US Dollar
A bureau de change operator counts U.S. currency notes in Abuja, March 12, 2015.

At an RBI function early last month, Prime Minister Narendra Modi asked why India still imports paper and ink to print its currency notes, instead of making them in India. He then exhorted to make the Indian rupee truly swadeshi by using Indian ink and paper, as part of his government's 'Make in India' programme.

"Can we not take a pledge that from a certain date onwards the paper and ink used to print our currency are both Indian?" he asked at the function to mark the bank's completion of 80 years.

India may not be far away from making it a reality, because a Gujarat-based company apparently supplies green ink used in the printing of the US dollar, according to a report.

"We believe that one of our customers is supplying green to the greenback in USA...part of the greenback ink - the green colour comes from our pigment," Ashish N Soparkar, managing director, Meghmani Organics told NDTV.

Greenback is the nickname of the US dollar and it is currently printed in denominations of $1, $2, $5, $10, $20, $50, and $100.

"Pigments go into colouring multiple products. It goes into the ink, it goes into the plastic, rubber, paint, everywhere wherever you see colour, colour comes from pigment," Soparkar said.

"For ink not the fountain pen ink, but the packaging ink, newspaper ink, magazine ink, poster ink. Lot of applications including security ink like currency notes, bond papers etc.," Soparkar added.

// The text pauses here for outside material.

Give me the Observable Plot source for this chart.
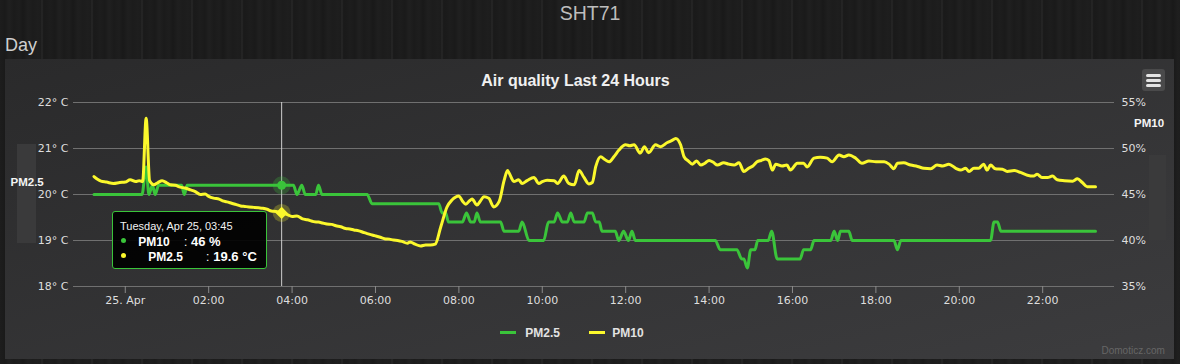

Soparkar said that the company exports half of its output to 80-85 countries. 

The company aims to increase revenues from the pigments business to cross Rs 500 crore in the current fiscal year from Rs 430 crore in 2014-2015.

Meghmani Organics, which manufactures general agrochemicals and pigments, is listed on both the National Stock Exchange (NSE) and the Bombay Stock Exchange (BSE).

The company's share price witnessed a massive gain of over 70 per cent in the last one year, rising 20 percent in the last week alone.

As far as the Indian rupee is concerned, almost 80 per cent of the notes are printed on imported cotton-based paper, according to a senior RBI official.